In an address to the nation, Prime Minister Lee Hsien Loong said Singapore could not “stay locked down and closed off indefinitely,” adding that job losses, separation of families and business closures had caused “psychological and emotional strain and mental fatigue.”
But while Singapore said that it wanted to transition to an endemic Covid model in May, the recent Delta variant surge has put those plans at risk.
On October 1, Singapore reimposed some local restrictions to thwart the spread. The tighter measures included limiting social gatherings to two people and suspending or moving classes online for students age 12 and under – a move met with some frustration by Singaporeans, Reuters reported.
During his address Saturday, Lee said it would take “at least three months, and perhaps as long as six months” to become restriction-free, and hinted at the possibility of future lockdowns if cases begin to rise – unlike Malaysia.
“After this surge stabilizes, we may still see future surges, especially if new variants emerge,” Lee said. “We may have to tap on the brakes again if cases again grow too fast, to protect our healthcare system and healthcare workers.”
Singapore has one of the highest vaccination rates in the world, with more than 80% of its population fully vaccinated, according to data from Johns Hopkins.
Singapore’s decision to go ahead with the VTL comes as other countries in the Asia-Pacific region also move toward living with Covid.
Thailand plans to reopen its capital, Bangkok, and other major destinations to foreign tourists by November in order to revive its flailing tourism industry, which accounted for more than 11% of the country’s GDP in 2019, according to Reuters.

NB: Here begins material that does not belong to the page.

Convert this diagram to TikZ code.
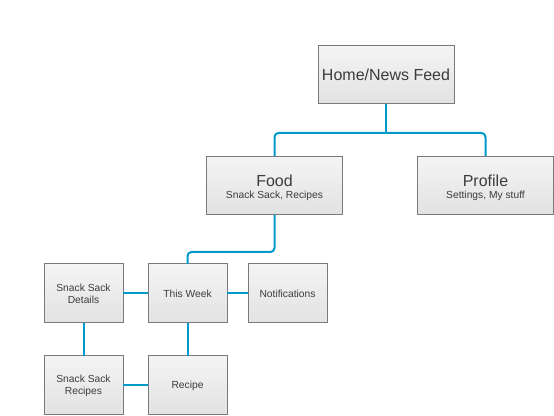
\documentclass[tikz,border=0pt]{standalone}
\usepackage{fontspec}
\setmainfont{Liberation Sans}
\definecolor{conncol}{RGB}{0,153,204}
\definecolor{boxborder}{RGB}{122,122,122}
\definecolor{boxtop}{RGB}{244,244,244}
\definecolor{boxbot}{RGB}{226,226,226}
\definecolor{txt}{RGB}{60,60,60}
\begin{document}
\begin{tikzpicture}[x=0.75pt,y=-0.75pt,
  box/.style={draw=boxborder,line width=0.75pt,top color=boxtop,bottom color=boxbot,
    inner sep=0pt,outer sep=0pt,text=txt,align=center},
  bigbox/.style={box,minimum width=101.5pt,minimum height=44pt},
  smallbox/.style={box,minimum width=59.25pt,minimum height=44.25pt,font=\fontsize{7.7pt}{8.8pt}\selectfont},
  titletext/.style={anchor=base,inner sep=0pt,text=txt,font=\fontsize{12pt}{14pt}\selectfont},
  subtext/.style={anchor=base,inner sep=0pt,text=txt,font=\fontsize{7.7pt}{10pt}\selectfont},
  conn/.style={draw=conncol,line width=1.5pt,rounded corners=3pt}]
\useasboundingbox (0,0) rectangle (554,416);
% coordinates for connector bends
\coordinate (bus) at (386,133);
\coordinate (fk) at (274.5,252);
\path (386,75) coordinate (homec) (274.5,185.5) coordinate (foodc) (485.5,185.5) coordinate (profc)
      (83.5,293.5) coordinate (ssdc) (187.5,293.5) coordinate (twc) (287.5,293.5) coordinate (notc)
      (83.5,385.5) coordinate (ssrc) (187.5,385.5) coordinate (recc);
\node[bigbox,minimum width=102pt,minimum height=43.5pt,font=\fontsize{12pt}{14pt}\selectfont] (home) at (homec) {Home/News Feed};
\node[bigbox] (food) at (foodc) {};
\node[titletext] (foodt) at ([yshift=-0.4pt]food.center) {Food};
\node[subtext] (foods) at ([yshift=-10.1pt]food.center) {Snack Sack, Recipes};
\node[bigbox] (profile) at (profc) {};
\node[titletext] (proft) at ([yshift=-0.4pt]profile.center) {Profile};
\node[subtext] (profs) at ([yshift=-10.1pt]profile.center) {Settings, My stuff};
\node[smallbox] (ssd) at (ssdc) {Snack Sack\\Details};
\node[smallbox] (tw) at (twc) {This Week};
\node[smallbox] (notif) at (notc) {Notifications};
\node[smallbox] (ssr) at (ssrc) {Snack Sack\\Recipes};
\node[smallbox] (recipe) at (recc) {Recipe};
\draw[conn] (home.south) -- (bus);
\draw[conn] (food.north) |- (bus) -| (profile.north);
\draw[conn] (food.south) -- (food.south |- fk) -| (tw.north);
\draw[conn] (ssd.east) -- (tw.west);
\draw[conn] (tw.east) -- (notif.west);
\draw[conn] (ssd.south) -- (ssr.north);
\draw[conn] (tw.south) -- (recipe.north);
\draw[conn] (ssr.east) -- (recipe.west);
\end{tikzpicture}
\end{document}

Vietnam’s government said Wednesday it plans to reopen key tourist destinations to vaccinated visitors from countries deemed a low Covid-19 risk from December, ahead of a full resumption targeted for June next year, Reuters reported.
Indonesia meanwhile, has allowed public spaces to reopen and permitted factories to return to full capacity. Tourists from countries including China, New Zealand and Japan will be allowed to enter the resort island of Bali by October 14, Reuters reported, citing government officials. But travelers will have to quarantine for eight days at their own expense.
On Monday, Sydney emerged from a strict lockdown that was imposed in June to contain a Delta outbreak. Now, fully vaccinated Sydneysiders – about 70% of the city’s adults – can return to restaurants, bars and gyms, while many family members can reunite with one another after months apart.